WHAT IS ASKED.
Restate the whole listing word for word. Pictures are left out.

AVAILABLE DATA.
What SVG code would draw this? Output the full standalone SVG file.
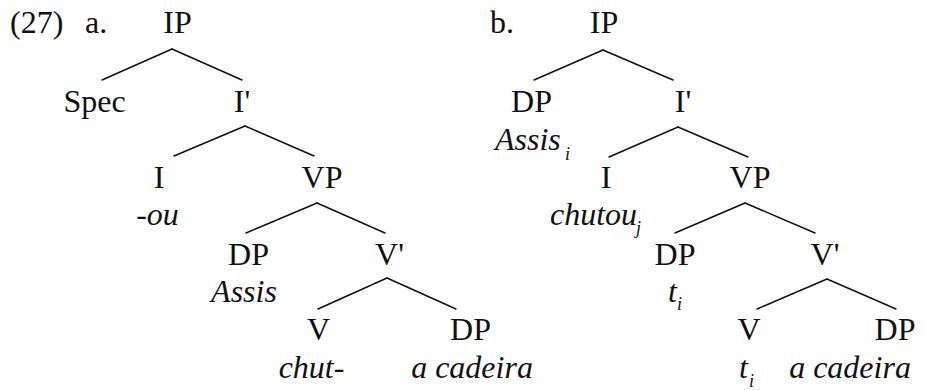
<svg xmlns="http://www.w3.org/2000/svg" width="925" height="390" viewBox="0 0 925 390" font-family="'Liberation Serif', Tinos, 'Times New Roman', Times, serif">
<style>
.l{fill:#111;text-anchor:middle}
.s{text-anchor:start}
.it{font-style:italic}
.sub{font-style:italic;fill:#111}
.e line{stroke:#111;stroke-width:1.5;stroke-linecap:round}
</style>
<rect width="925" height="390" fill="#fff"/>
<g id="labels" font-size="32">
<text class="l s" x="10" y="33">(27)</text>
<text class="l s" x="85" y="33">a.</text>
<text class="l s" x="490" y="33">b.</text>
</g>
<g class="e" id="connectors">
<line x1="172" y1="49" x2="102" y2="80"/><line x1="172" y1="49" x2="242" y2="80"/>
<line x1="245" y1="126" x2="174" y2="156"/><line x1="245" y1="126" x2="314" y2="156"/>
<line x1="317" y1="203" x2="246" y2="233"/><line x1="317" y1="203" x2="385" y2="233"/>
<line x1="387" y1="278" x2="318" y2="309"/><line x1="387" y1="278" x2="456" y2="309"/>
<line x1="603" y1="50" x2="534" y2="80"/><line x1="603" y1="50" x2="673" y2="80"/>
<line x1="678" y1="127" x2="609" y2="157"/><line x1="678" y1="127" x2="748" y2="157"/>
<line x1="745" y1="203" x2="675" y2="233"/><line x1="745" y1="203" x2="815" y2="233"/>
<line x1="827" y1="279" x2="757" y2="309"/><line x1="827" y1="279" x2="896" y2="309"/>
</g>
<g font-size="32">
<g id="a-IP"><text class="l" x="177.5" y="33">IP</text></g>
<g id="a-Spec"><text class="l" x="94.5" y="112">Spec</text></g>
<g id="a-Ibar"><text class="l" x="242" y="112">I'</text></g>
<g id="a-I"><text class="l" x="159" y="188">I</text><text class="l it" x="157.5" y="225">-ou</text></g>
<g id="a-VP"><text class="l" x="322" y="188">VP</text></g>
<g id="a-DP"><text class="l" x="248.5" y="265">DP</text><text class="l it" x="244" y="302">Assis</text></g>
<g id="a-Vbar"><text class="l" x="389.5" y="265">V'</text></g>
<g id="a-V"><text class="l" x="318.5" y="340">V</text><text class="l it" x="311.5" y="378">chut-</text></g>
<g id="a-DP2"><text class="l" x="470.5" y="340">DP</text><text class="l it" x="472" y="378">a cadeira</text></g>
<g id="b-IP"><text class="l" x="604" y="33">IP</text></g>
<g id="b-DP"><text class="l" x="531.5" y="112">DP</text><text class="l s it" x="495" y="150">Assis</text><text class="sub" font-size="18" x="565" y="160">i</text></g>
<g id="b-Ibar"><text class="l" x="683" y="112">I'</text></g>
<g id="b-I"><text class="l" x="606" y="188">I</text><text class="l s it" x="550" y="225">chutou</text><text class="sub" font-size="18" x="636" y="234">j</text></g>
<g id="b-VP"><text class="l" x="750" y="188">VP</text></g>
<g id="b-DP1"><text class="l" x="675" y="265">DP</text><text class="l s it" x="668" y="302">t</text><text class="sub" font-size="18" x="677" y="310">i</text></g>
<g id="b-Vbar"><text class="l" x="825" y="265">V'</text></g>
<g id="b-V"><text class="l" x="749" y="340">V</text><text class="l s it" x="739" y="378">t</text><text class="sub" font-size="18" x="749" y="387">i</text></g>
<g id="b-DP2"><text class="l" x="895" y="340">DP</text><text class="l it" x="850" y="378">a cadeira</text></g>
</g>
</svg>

ANSWER TO THE TASK.
What SVG code would draw this? Output the full standalone SVG file.
<svg xmlns="http://www.w3.org/2000/svg" width="925" height="390" viewBox="0 0 925 390" font-family="'Liberation Serif', Tinos, 'Times New Roman', Times, serif">
<style>
.l{fill:#111;text-anchor:middle}
.s{text-anchor:start}
.it{font-style:italic}
.sub{font-style:italic;fill:#111}
.e line{stroke:#111;stroke-width:1.5;stroke-linecap:round}
</style>
<rect width="925" height="390" fill="#fff"/>
<g id="labels" font-size="32">
<text class="l s" x="10" y="33">(27)</text>
<text class="l s" x="85" y="33">a.</text>
<text class="l s" x="490" y="33">b.</text>
</g>
<g class="e" id="connectors">
<line x1="172" y1="49" x2="102" y2="80"/><line x1="172" y1="49" x2="242" y2="80"/>
<line x1="245" y1="126" x2="174" y2="156"/><line x1="245" y1="126" x2="314" y2="156"/>
<line x1="317" y1="203" x2="246" y2="233"/><line x1="317" y1="203" x2="385" y2="233"/>
<line x1="387" y1="278" x2="318" y2="309"/><line x1="387" y1="278" x2="456" y2="309"/>
<line x1="603" y1="50" x2="534" y2="80"/><line x1="603" y1="50" x2="673" y2="80"/>
<line x1="678" y1="127" x2="609" y2="157"/><line x1="678" y1="127" x2="748" y2="157"/>
<line x1="745" y1="203" x2="675" y2="233"/><line x1="745" y1="203" x2="815" y2="233"/>
<line x1="827" y1="279" x2="757" y2="309"/><line x1="827" y1="279" x2="896" y2="309"/>
</g>
<g font-size="32">
<g id="a-IP"><text class="l" x="177.5" y="33">IP</text></g>
<g id="a-Spec"><text class="l" x="94.5" y="112">Spec</text></g>
<g id="a-Ibar"><text class="l" x="242" y="112">I'</text></g>
<g id="a-I"><text class="l" x="159" y="188">I</text><text class="l it" x="157.5" y="225">-ou</text></g>
<g id="a-VP"><text class="l" x="322" y="188">VP</text></g>
<g id="a-DP"><text class="l" x="248.5" y="265">DP</text><text class="l it" x="244" y="302">Assis</text></g>
<g id="a-Vbar"><text class="l" x="389.5" y="265">V'</text></g>
<g id="a-V"><text class="l" x="318.5" y="340">V</text><text class="l it" x="311.5" y="378">chut-</text></g>
<g id="a-DP2"><text class="l" x="470.5" y="340">DP</text><text class="l it" x="472" y="378">a cadeira</text></g>
<g id="b-IP"><text class="l" x="604" y="33">IP</text></g>
<g id="b-DP"><text class="l" x="531.5" y="112">DP</text><text class="l s it" x="495" y="150">Assis</text><text class="sub" font-size="18" x="565" y="160">i</text></g>
<g id="b-Ibar"><text class="l" x="683" y="112">I'</text></g>
<g id="b-I"><text class="l" x="606" y="188">I</text><text class="l s it" x="550" y="225">chutou</text><text class="sub" font-size="18" x="636" y="234">j</text></g>
<g id="b-VP"><text class="l" x="750" y="188">VP</text></g>
<g id="b-DP1"><text class="l" x="675" y="265">DP</text><text class="l s it" x="668" y="302">t</text><text class="sub" font-size="18" x="677" y="310">i</text></g>
<g id="b-Vbar"><text class="l" x="825" y="265">V'</text></g>
<g id="b-V"><text class="l" x="749" y="340">V</text><text class="l s it" x="739" y="378">t</text><text class="sub" font-size="18" x="749" y="387">i</text></g>
<g id="b-DP2"><text class="l" x="895" y="340">DP</text><text class="l it" x="850" y="378">a cadeira</text></g>
</g>
</svg>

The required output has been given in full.